No texto segue-se a fase Corto Maltese, que fica sempre bem numa tirada teatral destas. A Rititi prevê morrer de (i) amor trágico-cómico (o que raio que quer que isso seja), (ii) atentado terrorista, (iii) acidente de automóvel e, muito trendy, de (iv) gripe aviária ou de (vi) pena que, presumo, seja uma variante mais ligeira da anterior. A nuance do marinheiro inglês mais um conjunto de características poético-canalhas a maquilhar o estilo de vida compoem o retrato da mulher indómita e de olhar no horizonte. Há-de haver quem acredite nestas fantasias. Lamentavelmente estas hipotéticas formas de morte mais ou menos românticas são muito improváveis (da primeira, admito, até eu gostava). É transparente nesta senhora a observação de um autor, salvo erro francês, de que não me recordo agora do nome: “Eu sei que vou morrer mas não acredito nisso”. A verdade é que todos nós temos uma altíssima probabilidade de uma morte lenta e com uma razoável dose de sofrimento, pese embora a evolução dos cuidados paliativos. A Rititi diz que, e cito, irá “padecer [de] doenças crónicas, aneurismas, bronquites, AVC, alergias, gastrenterites, cancros, uma pele de merda, noites de tosse e dentes amarelos”. Mas ela, no fundo, sabendo que vai ser mesmo assim, não interiorizou nenhum destes cenários – que é como quem diz, não acredita realmente que algumas destas coisas lhe irão muito provavelmente acontecer mesmo. E, obviamente, arruma para o canto o facto de que o tabaco lhe aumenta brutalmente a probabilidade destas avarias todas. Porque as probabilidades de algo correr mal são, como sabemos e por definição, para os outros.

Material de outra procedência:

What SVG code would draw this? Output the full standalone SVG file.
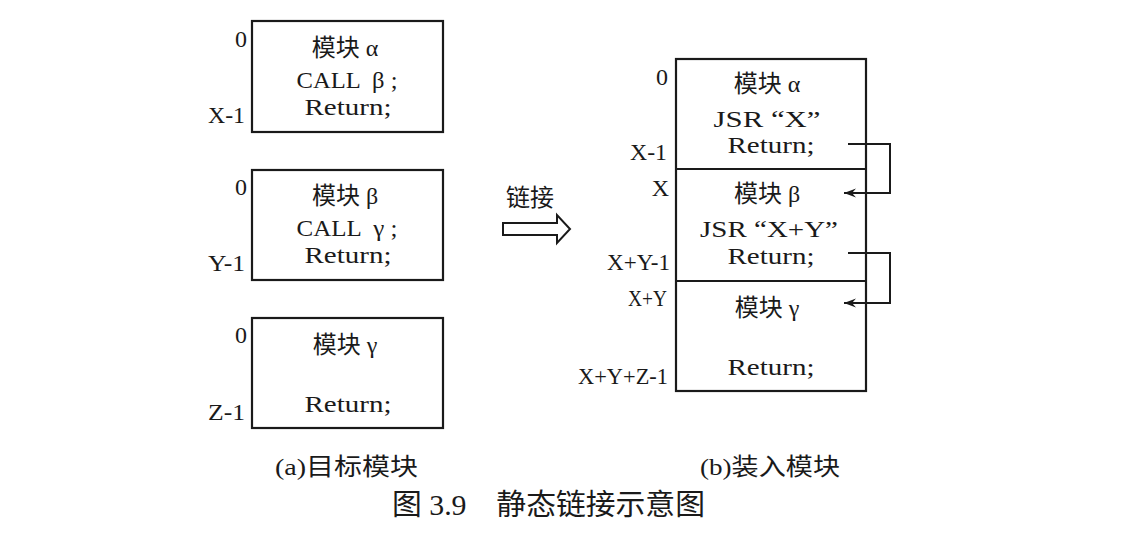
<svg xmlns="http://www.w3.org/2000/svg" width="1129" height="539" viewBox="0 0 1129 539">
<defs>
<style>
.box{fill:#fff;stroke:#1a1a1a;stroke-width:2.2}
.t{font-family:"Liberation Serif","Noto Sans CJK SC",serif;font-size:24px;fill:#1a1a1a;white-space:pre}
.c{text-anchor:middle}
.r{text-anchor:end}
.ln{fill:none;stroke:#1a1a1a;stroke-width:2}
.title{font-family:"Liberation Serif","Noto Sans CJK SC",serif;font-size:29px;fill:#1a1a1a;white-space:pre}
</style>
<marker id="ah" markerWidth="14" markerHeight="10" refX="12" refY="5" orient="auto" markerUnits="userSpaceOnUse">
<path d="M0,0.5 L12,5 L0,9.5 L4,5 Z" fill="#1a1a1a"/>
</marker>
</defs>
<rect width="1129" height="539" fill="#fff"/>

<g id="module-alpha">
<rect class="box" x="252" y="21" width="191" height="111"/>
<text class="t c" x="345" y="56">模块 α</text>
<text class="t c" x="347" y="88" textLength="101" lengthAdjust="spacingAndGlyphs">CALL  β ;</text>
<text class="t c" x="348" y="115" textLength="87" lengthAdjust="spacingAndGlyphs">Return;</text>
<text class="t r" x="247" y="47">0</text>
<text class="t r" x="245" y="123" textLength="37" lengthAdjust="spacingAndGlyphs">X-1</text>
</g>

<g id="module-beta">
<rect class="box" x="252" y="170" width="191" height="110"/>
<text class="t c" x="345" y="204">模块 β</text>
<text class="t c" x="347" y="236" textLength="101" lengthAdjust="spacingAndGlyphs">CALL  γ ;</text>
<text class="t c" x="348" y="263" textLength="87" lengthAdjust="spacingAndGlyphs">Return;</text>
<text class="t r" x="247" y="195">0</text>
<text class="t r" x="245" y="271" textLength="37" lengthAdjust="spacingAndGlyphs">Y-1</text>
</g>

<g id="module-gamma">
<rect class="box" x="252" y="318" width="191" height="110"/>
<text class="t c" x="345" y="353">模块 γ</text>
<text class="t c" x="348" y="412" textLength="87" lengthAdjust="spacingAndGlyphs">Return;</text>
<text class="t r" x="247" y="343">0</text>
<text class="t r" x="245" y="420" textLength="37" lengthAdjust="spacingAndGlyphs">Z-1</text>
</g>

<g id="caption-a">
<text class="t" x="275" y="475" textLength="143" lengthAdjust="spacingAndGlyphs">(a)目标模块</text>
</g>

<g id="link-arrow">
<text class="t c" x="530" y="206">链接</text>
<path class="ln" d="M503,223 H557 V215 L570,229 L557,243 V235 H503 Z"/>
</g>

<g id="load-module">
<rect class="box" x="676" y="59" width="190" height="332"/>
<line class="ln" x1="676" y1="169" x2="866" y2="169" stroke-width="2.2"/>
<line class="ln" x1="676" y1="281" x2="866" y2="281" stroke-width="2.2"/>
<text class="t c" x="767" y="92">模块 α</text>
<text class="t c" x="767" y="127" textLength="107" lengthAdjust="spacingAndGlyphs">JSR “X”</text>
<text class="t c" x="771" y="153" textLength="87" lengthAdjust="spacingAndGlyphs">Return;</text>
<text class="t c" x="767" y="202">模块 β</text>
<text class="t c" x="769" y="237" textLength="138" lengthAdjust="spacingAndGlyphs">JSR “X+Y”</text>
<text class="t c" x="771" y="264" textLength="87" lengthAdjust="spacingAndGlyphs">Return;</text>
<text class="t c" x="767" y="316">模块 γ</text>
<text class="t c" x="771" y="375" textLength="87" lengthAdjust="spacingAndGlyphs">Return;</text>
<text class="t r" x="668" y="85">0</text>
<text class="t r" x="667" y="160" textLength="37" lengthAdjust="spacingAndGlyphs">X-1</text>
<text class="t r" x="669" y="196">X</text>
<text class="t r" x="670" y="270" textLength="63" lengthAdjust="spacingAndGlyphs">X+Y-1</text>
<text class="t r" x="667" y="306" textLength="39" lengthAdjust="spacingAndGlyphs">X+Y</text>
<text class="t r" x="668" y="384" textLength="90" lengthAdjust="spacingAndGlyphs">X+Y+Z-1</text>
</g>

<g id="connectors">
<path class="ln" d="M848,144 H890 V193 H844" marker-end="url(#ah)"/>
<path class="ln" d="M848,253 H890 V303 H844" marker-end="url(#ah)"/>
</g>

<g id="caption-b">
<text class="t" x="700" y="475" textLength="140" lengthAdjust="spacingAndGlyphs">(b)装入模块</text>
</g>

<g id="figure-title">
<text class="title" x="392" y="515" textLength="313" lengthAdjust="spacingAndGlyphs">图 3.9    静态链接示意图</text>
</g>
</svg>
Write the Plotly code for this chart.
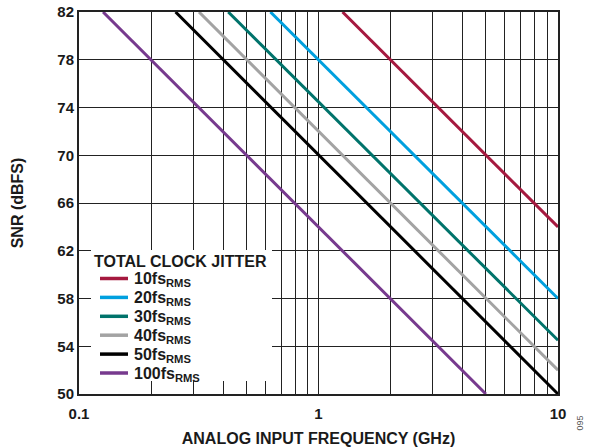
import plotly.graph_objects as go

# Endpoints of each jitter curve (GHz, dBFS)
JITTER_LABELS = ["10fs", "20fs", "30fs", "40fs", "50fs", "100fs"]
FREQ_START = [1.26, 0.63, 0.42, 0.317, 0.253, 0.126]
FREQ_END = [10, 10, 10, 10, 10, 5.0]
SNR_START = [82, 82, 82, 82, 82, 82]
SNR_END = [64, 58, 54.5, 52, 50, 50]
COLORS = ["#A5193F", "#00A0DF", "#00736B", "#A3A3A3", "#000000", "#773A8E"]

X_GRID = [0.1, 0.2, 0.3, 0.4, 0.5, 0.6, 0.7, 0.8, 0.9,
          1, 2, 3, 4, 5, 6, 7, 8, 9, 10]
X_LABELS = {0.1: "0.1", 1: "1", 10: "10"}
Y_TICKS = [50, 54, 58, 62, 66, 70, 74, 78, 82]

FONT = "Liberation Sans, Arial, sans-serif"
W, H = 600, 447
L, T = 79, 12
PW, PH = 479, 382
R, B = W - L - PW, H - T - PH


def px(x):
    # page pixel -> paper fraction
    return (x - L) / PW


def py(y):
    return (T + PH - y) / PH


fig = go.Figure()
for i, name in enumerate(JITTER_LABELS):
    fig.add_trace(go.Scatter(
        x=[FREQ_START[i], FREQ_END[i]],
        y=[SNR_START[i], SNR_END[i]],
        mode="lines",
        line=dict(color=COLORS[i], width=3),
        name=name,
        showlegend=False,
    ))

axis_style = dict(
    showgrid=True,
    gridcolor="#222",
    gridwidth=1.3,
    showline=True,
    linecolor="#222",
    linewidth=2,
    mirror=True,
    ticks="",
    automargin=False,
    tickfont=dict(size=15, family=FONT, color="#1a1a1a"),
)

fig.update_layout(
    width=W,
    height=H,
    margin=dict(l=L, r=R, t=T, b=B),
    plot_bgcolor="white",
    paper_bgcolor="white",
    font=dict(family=FONT, size=15, color="#1a1a1a"),
    showlegend=False,
    xaxis=dict(
        type="log",
        range=[-1, 1],
        tickvals=X_GRID,
        ticktext=[f"<b>{X_LABELS[v]}</b>" if v in X_LABELS else "" for v in X_GRID],
        ticklabelstandoff=5,
        title=dict(text="<b>ANALOG INPUT FREQUENCY (GHz)</b>", standoff=14,
                   font=dict(size=16)),
        **axis_style,
    ),
    yaxis=dict(
        range=[50, 82],
        tickvals=Y_TICKS,
        ticktext=[f"<b>{v}</b>" for v in Y_TICKS],
        zeroline=False,
        title=dict(text="<b>SNR (dBFS)</b>", standoff=30, font=dict(size=16)),
        **axis_style,
    ),
)

# hand-built legend box so the row spacing matches the original
fig.add_shape(type="rect", xref="paper", yref="paper",
              x0=px(91), x1=px(272), y0=py(381), y1=py(250),
              fillcolor="white", line=dict(width=0), layer="above")
fig.add_annotation(text="<b>TOTAL CLOCK JITTER</b>", xref="paper", yref="paper",
                   x=px(92), y=py(261), xanchor="left", yanchor="middle",
                   showarrow=False, font=dict(size=16))
for i, name in enumerate(JITTER_LABELS):
    yc = 278.5 + 18.9 * i
    fig.add_shape(type="line", xref="paper", yref="paper",
                  x0=px(100), x1=px(128), y0=py(yc), y1=py(yc),
                  line=dict(color=COLORS[i], width=3.5), layer="above")
    fig.add_annotation(text=f"<b>{name}<sub>RMS</sub></b>", xref="paper", yref="paper",
                       x=px(132), y=py(yc + 1), xanchor="left", yanchor="middle",
                       showarrow=False, font=dict(size=16))

fig.add_annotation(
    text="095", xref="paper", yref="paper", x=px(586), y=py(433),
    showarrow=False, textangle=-90, font=dict(size=9, color="#555"),
)

# drop the default 8px page margin so the figure sits at the window corner
fig.write_html("out.html", config={"displayModeBar": False},
               post_script="document.body.style.margin='0';")
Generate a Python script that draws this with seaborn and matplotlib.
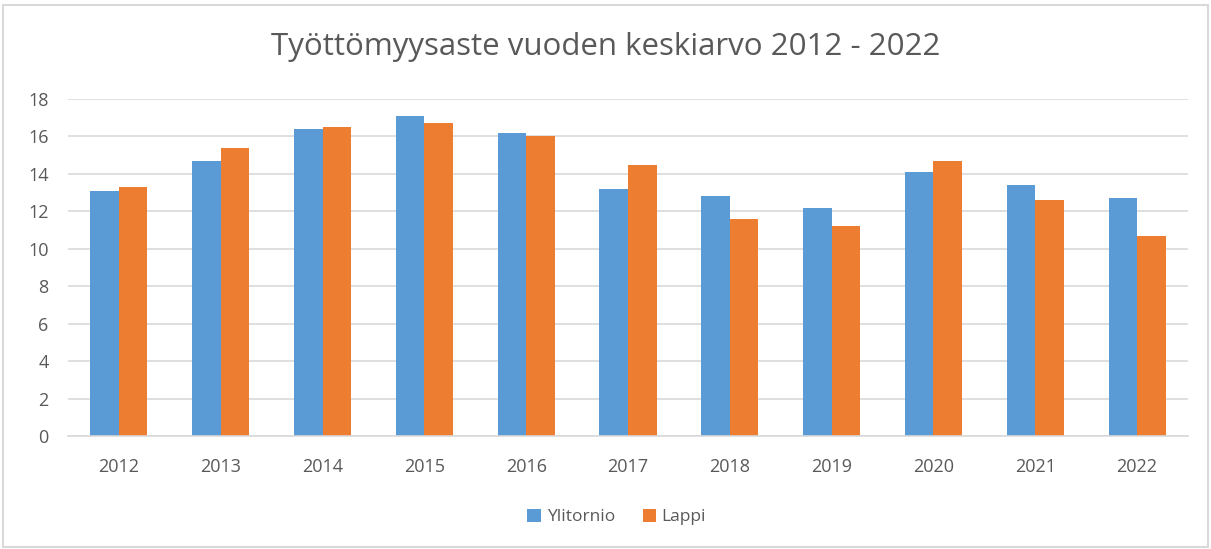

O resto do texto não é mais que a reprise circular do que tinha sido afirmado antes, de modo mais megafónico pour épater le bourgeois. A mim, lamento, não me épate por aí além: pelo contrário. É sempre constrangedor ver uma pessoa inteligente a fazer figuras tristes.

E vem-me inevitavelmente à ideia o grito de alma do Besugo, homem que respeito mais cada dia que passa e cada texto que escreve. Ele, que diariamente leva na cara com o outro lado da vida que a Rititi tenta, sem sucesso, ocultar, sabe perfeitamente o que está em causa. Goste-se ou não, os efeitos deletérios do tabaco são de tal intensidade e calibre que não existe hoje nenhuma justificação racional para o seu consumo. Não é uma questão de fé: é simples matéria de facto.

O tabaco desencadeia uma dependência perfeitamente equivalente às outras, apenas socialmente menos destrutiva e, como tal, tolerada. Grande parte dos fumadores racionaliza a sua dependência através de um conjunto de argumentos sobreponíveis aos do heroinómano e de dependentes em outras substâncias. Quem lhes chama a atenção para o disparate é, no mínimo, intolerante e, no máximo, uma besta. Tudo serve, na verdade, para justificar a dependência.

Que fazer, então? Não vale a pena ilegalizar, do mesmo modo que não faz sentido a ilegalização de nenhuma das outras drogas. Não faz sentido marginalizar, claro – mas se alguém quiser fumar guarde o seu fumo para si e não mo imponha, por favor. E seria uma imoralidade monstruosa negar assistência a um fumador ou ex-fumador por problemas de saúde associados ao tabaco. A uma pessoa no chão não se bate: ajuda-se a levantar.

Faz sentido desglamourizar o tabaco e acabar com o seu marketing. Faz sentido investir todo o dinheiro possível em programas de ajuda de cessação tabágica. E, sobretudo, faz sentido educar e proteger as crianças, para que, no maior número possível, nunca fumem – dizer que é preciso experimentar tudo não é só uma imbecilidade: é, no caso das crianças, uma tentativa de assassínio. Dizer que as crianças têm o direito de escolher quando forem mais velhas é negligência criminosa usada pelos que estão agarrados à passa para desculpar a sua própria dependência. Estou a ser uma besta? Há vidas inocentes em jogo. Não peço desculpa.

E é por isso que, se alguma vez, eu vir alguém a oferecer um cigarro ao meu filho, lhe fodo os cornos de tal maneira que a criatura durante muito tempo irá precisar que alguém lhe meta o cigarro nos intervalos das ligaduras. E depois digam-me que sou intolerante a ver se me importo.